Bobby Conn and the Glass Gypsies have written the funniest political satire album of the year. But don’t laugh at this glammed up six-piece from Chicago. The art is high; it’s just their scruples that are low. In the making of The Homeland, Bobby Conn effortlessly channels the essence of several of his heroes. It’s as if David Bowie and Freddie Mercury merged together and made the ideal anti-Bush album with Frank Zappa as the producer.

The Gypsies sophisticated Syncopation blasts the opening track, “We Come in Peace” wide open. This song mocks the right wing view of the war in Iraq. Bobby Conn playfully offers up the lines, "We are your friends, we come in peace /We brought our guns to set you free." With the band driving full force, Conn mocks the status quo with contemptuous lines like, “We have no fear of your disgust /You hate us ‘cause your jealous of success.”

In magnificent rock opera style, “We’re Taking Over the World” continues the mocudrama theme. Here Conn congers up a collection of secret societies and shadow government players including 33rd degree Masons, tenth generation Illuminati, and Pagan gods from outer space. In greedy sounding harmonies, the characters gleefully celebrate their achievements: “Franchised Jesus Christ /Organized paradise /Clear Channel, bargain priced.”

The ultra funked out, “Relax” is an ode to Bush 43, or as Bobby calls him, the Prince of Lies.
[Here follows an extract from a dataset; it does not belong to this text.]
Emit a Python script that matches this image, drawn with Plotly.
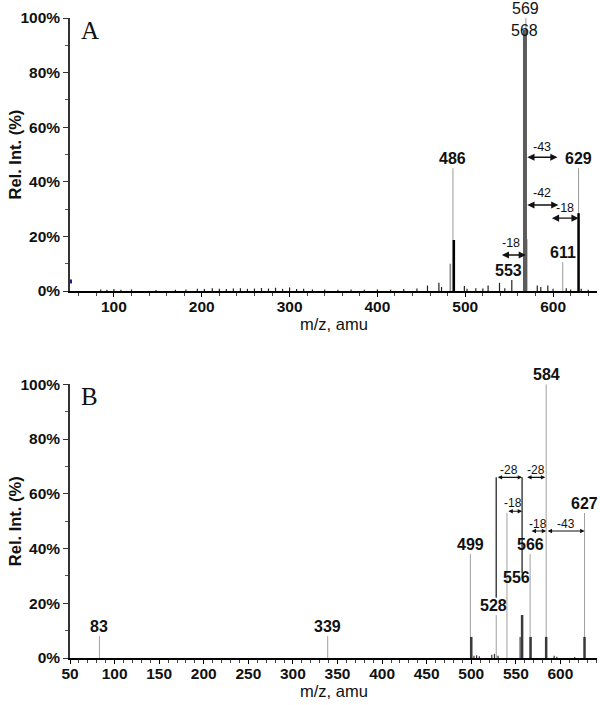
import plotly.graph_objects as go

# ---- Panel A data (m/z, relative intensity %) ----
a_leader_mz = [486, 569, 611, 629]
a_leader_top = [45, 100, 10.6, 45]
a_black_mz = [487, 629]
a_black_top = [18.7, 28.5]
a_grey_mz = [483, 570]
a_grey_top = [10, 19]
a_base_mz = [568]
a_base_top = [95.6]
a_noise_mz = [85, 92, 100, 108, 120, 148, 170, 182, 195, 203, 212, 220, 228, 236, 244,
              252, 260, 268, 276, 284, 292, 300, 308, 316, 326, 340, 355, 370, 385, 400,
              415, 430, 445, 457, 470, 473, 499, 502, 512, 520, 526, 539, 545, 553, 582,
              586, 594, 600, 615, 620, 632, 640]
a_noise_int = [0.6, 0.5, 0.7, 0.5, 0.6, 0.4, 0.5, 0.6, 0.8, 0.7, 1.0, 0.8, 0.7, 0.9, 1.0,
               0.8, 0.9, 1.1, 0.9, 1.2, 0.8, 1.3, 0.7, 0.8, 0.6, 0.6, 0.5, 0.6, 0.5, 0.6,
               0.5, 0.7, 0.9, 2.0, 3.0, 1.5, 1.8, 0.8, 1.0, 0.9, 2.0, 3.0, 1.0, 4.0, 2.0,
               1.5, 2.0, 0.8, 1.0, 0.6, 0.8, 0.5]
a_labels = ["486", "569", "568", "553", "611", "629"]
a_label_x = [486, 569, 568, 549, 611, 629]
a_label_y = [45, 100, 92, 4, 10.6, 45]
a_label_bold = [True, False, False, True, True, True]
# loss arrows
a_arrow_from = [569, 569, 597, 540]
a_arrow_to = [605, 606, 629, 569]
a_arrow_y = [49, 31.5, 26.7, 13.2]
a_arrow_txt = ["-43", "-42", "-18", "-18"]
a_arrow_tx = [587, 587, 614, 552]
a_arrow_ty = [52.7, 36, 30.4, 17.6]

# ---- Panel B data ----
b_leader_mz = [83, 339, 499, 528, 540, 566, 584, 627]
b_leader_top = [8, 8, 38, 15.7, 53, 38, 100, 53]
b_black_mz = [500, 557, 566.5, 584, 627]
b_black_top = [7.7, 15.7, 7.7, 7.7, 7.7]
b_grey_mz = [555]
b_grey_top = [7.7]
b_bracket_mz = [528, 557]
b_bracket_low = [22, 31]
b_bracket_high = [66, 66]
b_noise_mz = [503, 506, 509, 523, 526, 530, 593, 596, 616]
b_noise_int = [0.8, 1.0, 0.6, 1.2, 1.5, 0.8, 0.8, 0.5, 0.4]
b_labels = ["83", "339", "499", "528", "556", "566", "584", "627"]
b_label_x = [83, 339, 499, 524.5, 551, 566, 584, 627]
b_label_y = [8, 8, 38, 15.7, 26, 38, 100, 53]
b_label_bold = [True] * 8
b_arrow_from = [528, 561, 540, 566, 584]
b_arrow_to = [557, 583, 557, 584, 627]
b_arrow_y = [66, 66, 53.6, 46.4, 46.4]
b_arrow_txt = ["-28", "-28", "-18", "-18", "-43"]
b_arrow_tx = [542.6, 572.5, 546.7, 574.6, 606.7]
b_arrow_ty = [68.6, 68.6, 56.6, 49, 49]

y_ticks = [0, 20, 40, 60, 80, 100]
y_ticktext = ["0%", "20%", "40%", "60%", "80%", "100%"]

FONT = "Liberation Sans, Arial, sans-serif"


def sticks(mz, top, low=None):
    xs, ys = [], []
    for i, (m, t) in enumerate(zip(mz, top)):
        b = 0 if low is None else low[i]
        xs += [m, m, None]
        ys += [b, t, None]
    return xs, ys


fig = go.Figure()


def add_sticks(mz, top, color, width, xa, ya, low=None):
    xs, ys = sticks(mz, top, low)
    fig.add_trace(go.Scatter(x=xs, y=ys, mode="lines", line=dict(color=color, width=width),
                             xaxis=xa, yaxis=ya, hoverinfo="skip", showlegend=False,
                             cliponaxis=False))


# panel A
add_sticks(a_noise_mz, a_noise_int, "#222", 1.2, "x", "y")
add_sticks(a_leader_mz, a_leader_top, "#9a9a9a", 1, "x", "y")
add_sticks(a_grey_mz, a_grey_top, "#8a8a8a", 1.6, "x", "y")
add_sticks(a_base_mz, a_base_top, "#5c5c5c", 4, "x", "y")
add_sticks(a_black_mz, a_black_top, "#000", 2.5, "x", "y")
fig.add_trace(go.Scatter(x=[50], y=[3.5], mode="markers", xaxis="x", yaxis="y",
                         marker=dict(symbol="square", size=4, color="#202080"),
                         showlegend=False, cliponaxis=False, hoverinfo="skip"))

# panel B
add_sticks(b_noise_mz, b_noise_int, "#333", 1.2, "x2", "y2")
add_sticks(b_leader_mz, b_leader_top, "#a0a0a0", 1, "x2", "y2")
add_sticks(b_grey_mz, b_grey_top, "#777", 2, "x2", "y2")
add_sticks(b_black_mz, b_black_top, "#3a3a3a", 2.5, "x2", "y2")
add_sticks(b_bracket_mz, b_bracket_high, "#444", 1.5, "x2", "y2", low=b_bracket_low)

ann = []


def peak_labels(labels, lx, ly, bold, xr, yr, size=16):
    for t, x, y, b in zip(labels, lx, ly, bold):
        ann.append(dict(x=x, y=y, xref=xr, yref=yr, text=t, showarrow=False,
                        yanchor="bottom", yshift=-1,
                        font=dict(family=FONT, size=size, color="#111",
                                  weight="bold" if b else "normal")))


def loss_arrows(f, t, lev, txt, tx, ty, xr, yr, size=12.5, asize=1.1, awidth=1.3):
    for a, b, y, s, x2, y2 in zip(f, t, lev, txt, tx, ty):
        ann.append(dict(x=b, y=y, ax=a, ay=y, xref=xr, yref=yr, axref=xr, ayref=yr,
                        text="", showarrow=True, arrowhead=2, startarrowhead=2,
                        arrowside="end+start", arrowsize=asize, startarrowsize=asize,
                        arrowwidth=awidth, arrowcolor="#111"))
        ann.append(dict(x=x2, y=y2, xref=xr, yref=yr, text=s, showarrow=False,
                        font=dict(family=FONT, size=size, color="#111")))


peak_labels(a_labels, a_label_x, a_label_y, a_label_bold, "x", "y")
loss_arrows(a_arrow_from, a_arrow_to, a_arrow_y, a_arrow_txt, a_arrow_tx, a_arrow_ty, "x", "y")
peak_labels(b_labels, b_label_x, b_label_y, b_label_bold, "x2", "y2")
loss_arrows(b_arrow_from, b_arrow_to, b_arrow_y, b_arrow_txt, b_arrow_tx, b_arrow_ty,
            "x2", "y2", 12, 0.8, 1.1)

serif = dict(family="Liberation Serif, Times New Roman, serif", size=25, color="#111")
for xd, yd, letter in [("x domain", "y domain", "A"), ("x2 domain", "y2 domain", "B")]:
    ann.append(dict(x=0, y=1, xref=xd, yref=yd, text=letter, showarrow=False,
                    xanchor="left", yanchor="middle", xshift=9, yshift=-12, font=serif))
    # axis titles as annotations for exact placement
    ann.append(dict(x=0.5, y=0, xref=xd, yref=yd, text="m/z, amu", showarrow=False,
                    yanchor="middle", yshift=-33,
                    font=dict(family=FONT, size=16.5, color="#111")))
    ann.append(dict(x=0, y=0.5, xref=xd, yref=yd, text="Rel. Int. (%)", showarrow=False,
                    textangle=-90, xanchor="center", xshift=-55,
                    font=dict(family=FONT, size=16.5, color="#111", weight="bold")))

tickfont = dict(family=FONT, size=15.5, color="#111", weight="bold")


def xax(rng, tv, minor, anchor):
    return dict(range=rng, tickvals=tv, anchor=anchor, showline=True, linecolor="#000",
                linewidth=1.5, ticks="outside", ticklen=4, tickcolor="#000", tickwidth=1,
                ticklabelstandoff=-3,
                minor=dict(dtick=minor, tick0=0, ticks="outside", ticklen=3, tickcolor="#444"),
                showgrid=False, zeroline=False, tickfont=tickfont, automargin=False)


def yax(dom, anchor):
    return dict(domain=dom, range=[0, 100], tickvals=y_ticks, ticktext=y_ticktext,
                anchor=anchor, showline=True, linecolor="#333", linewidth=1.5,
                ticks="outside", ticklen=5, tickcolor="#333",
                minor=dict(dtick=10, ticks="outside", ticklen=3, tickcolor="#555"),
                showgrid=False, zeroline=False, tickfont=tickfont, automargin=False)


fig.update_layout(
    width=600, height=705,
    margin=dict(l=70, r=3, t=18, b=47),
    plot_bgcolor="white", paper_bgcolor="white",
    xaxis=xax([50, 650], [100, 200, 300, 400, 500, 600], 20, "y"),
    yaxis=yax([0.5734, 1.0], "x"),
    xaxis2=xax([50, 641], list(range(50, 601, 50)), 10, "y2"),
    yaxis2=yax([0.0, 0.4277], "x2"),
    annotations=ann,
    showlegend=False,
)

# the page body has a default 8px margin; drop it so the figure sits at the window corner
fig.write_html("out.html", config={"displayModeBar": False},
               post_script="document.body.style.margin='0';")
Interestingly enough, this track sounds a lot like the artist sometimes known as Prince. It’s a wicked ditty about a rendezvous between Bush and Conn himself. Once inside the Bush compound, Conn describes his gracious host’s behavior: “He cut a line on Genesis /Held my hand and whispered this:

Relax; there’ll be no warning for the next attack
Relax; and there’s a discount on you’re income tax
Relax; if they’re suspicious we’ll just change the facts

It is rare when an album sets out to achieve such lofty goals as The Homeland. It’s even more rare when the artist actually hits the mark on all levels. Don’t let the bookish lyrics and makeup fool you. The guitar playing by a man simply known as Sled is just short of devastating. It’s sometimes disco, sometimes hard rock, but always technically sound. Musically speaking, it is among the best of 2004. Conceptually it’s a one of a kind to the very last note, where Bobby cleverly reminds, “If your willing to die for what you believe /Then we are happy to kill you all /For the Homeland.”